“Vi ringrazio, perché voi date il bacio della buonanotte ai nostri figli, al posto nostro”. Lo scrisse tempo fa in una lettera di ringraziamento il padre di un ragazzo ospite alla Lega del Filo d’Oro, l’Associazione che da oltre 50 anni assiste, educa, riabilita e reinserisce nella famiglia e nella società le persone sordocieche e pluriminorate psicosensoriali.
Tra gli angeli della notte dell’associazione, in veglia costante e amorevole sugli utenti, c’è Natalina, operatore tecnico addetto all’assistenza (Ota). Da 36 anni insieme alle sue colleghe accompagna il sonno, rassicura, tiene la mano, risponde a ogni esigenza.
“Uno crede che non ci sia niente da fare perché i ragazzi dormono” racconta, “Invece la fatica è tanta, però non cambierei questo lavoro per nulla al mondo”.

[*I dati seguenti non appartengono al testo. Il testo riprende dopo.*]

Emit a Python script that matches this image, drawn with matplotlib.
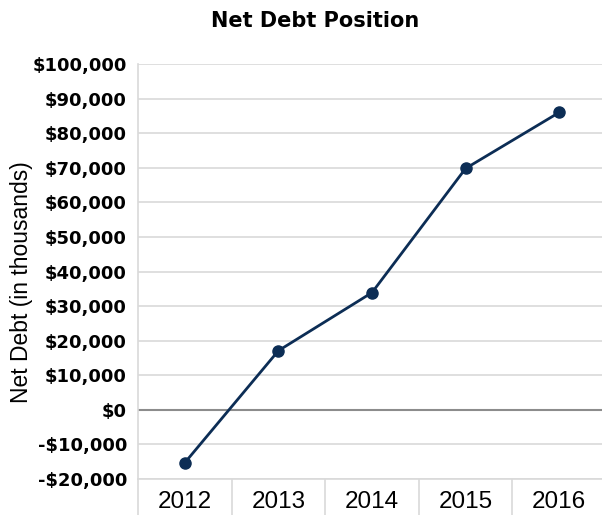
import numpy as np
import matplotlib.pyplot as plt
from matplotlib.ticker import FuncFormatter, MultipleLocator, FixedLocator

years = ['2012', '2013', '2014', '2015', '2016']
net_debt = [-15300, 17100, 33900, 69800, 86000]

line_color = '#0c2d55'
grid_color = '#d9d9d9'

fig = plt.figure(figsize=(6.02, 5.15), dpi=100)
ax = fig.add_axes([138 / 602, 1 - 479 / 515, 468 / 602, 415 / 515])

x = np.arange(len(years))
ax.plot(x, net_debt, color=line_color, lw=2, marker='o', ms=8, zorder=3)

ax.set_xlim(-0.5, len(years) - 0.5)
ax.set_ylim(-20000, 100000)
ax.yaxis.set_major_locator(MultipleLocator(10000))


def money(v, pos):
    if v < 0:
        return '-${:,.0f}'.format(-v)
    return '${:,.0f}'.format(v)


ax.yaxis.set_major_formatter(FuncFormatter(money))
ax.grid(axis='y', color=grid_color, lw=1.2)
ax.axhline(0, color='#8c8c8c', lw=1.5, zorder=2)

ax.set_xticks(x)
ax.set_xticklabels(years, fontsize=17.5, family='Liberation Sans')
ax.xaxis.set_minor_locator(FixedLocator(np.arange(-0.5, len(years), 1)))
ax.tick_params(axis='x', which='major', length=0, pad=9)
ax.tick_params(axis='x', which='minor', length=40, color=grid_color, width=1.2)
ax.tick_params(axis='y', length=0, pad=8)
for lab in ax.get_yticklabels():
    lab.set_fontsize(13)
    lab.set_fontweight('bold')
    lab.set_family('DejaVu Sans')

for s in ['top', 'right']:
    ax.spines[s].set_visible(False)
ax.spines['left'].set_color(grid_color)
ax.spines['bottom'].set_color(grid_color)
ax.spines['left'].set_linewidth(1.2)
ax.spines['bottom'].set_linewidth(1.2)

ax.set_ylabel('Net Debt (in thousands)', fontsize=16.5, family='Liberation Sans')
ax.yaxis.set_label_coords(-0.2244, 0.475)
fig.text(315 / 602, 1 - 21 / 515, 'Net Debt Position', ha='center', va='center',
         fontsize=15, fontweight='bold', family='DejaVu Sans')

fig.savefig('out.png', dpi=100)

Le notti al centro, infatti, sono turbolente. Gli ospiti si rigirano nei letti. Alcuni dormono d’abitudine solo due ore. Qualcuno tossisce, qualcuno si lamenta: c’è chi ha sete, chi ha caldo, chi deve andare in bagno. Qualcuno vuole semplicemente un po’ di compagnia.
Prima di iniziare Natalina aveva creduto di non farcela, ma si sbagliava. E l’ha capito subito. “La prima volta che entrai al centro di Osimo avevo 17 anni: fu uno shock. Poi una ragazzina mi abbracciò forte, io mi emozionai e pensai che questo era il mio posto”.
Gli utenti riconoscono Natalina dal passo o dal profumo. Lei invece riconosce e distingue il significato di ogni vocalizzo. Il loro è un rapporto di affetto: “I nostri ragazzi non chiamano e non chiedono, sei tu che devi vigilare, girando in continuazione. Ogni ora tutti hanno bisogno di qualcosa, i più gravi anche con maggior frequenza. Quando vedi un disagio, cerchi di capire cosa non va e come puoi rispondere, ma ormai conosco le espressioni di ognuno. La responsabilità è tanta, ma per me sono come figli”.
Quando un ragazzo è triste o si sente solo, Natalina glielo legge addosso ed ecco che con una coccola porta calore e consola. Il regalo più bello? Le luccicano gli occhi nel dirlo: “Quando, tornando qui dopo qualche anno, i ragazzi mi riconoscono dal passo. Vuol dire che ci siamo voluti bene”.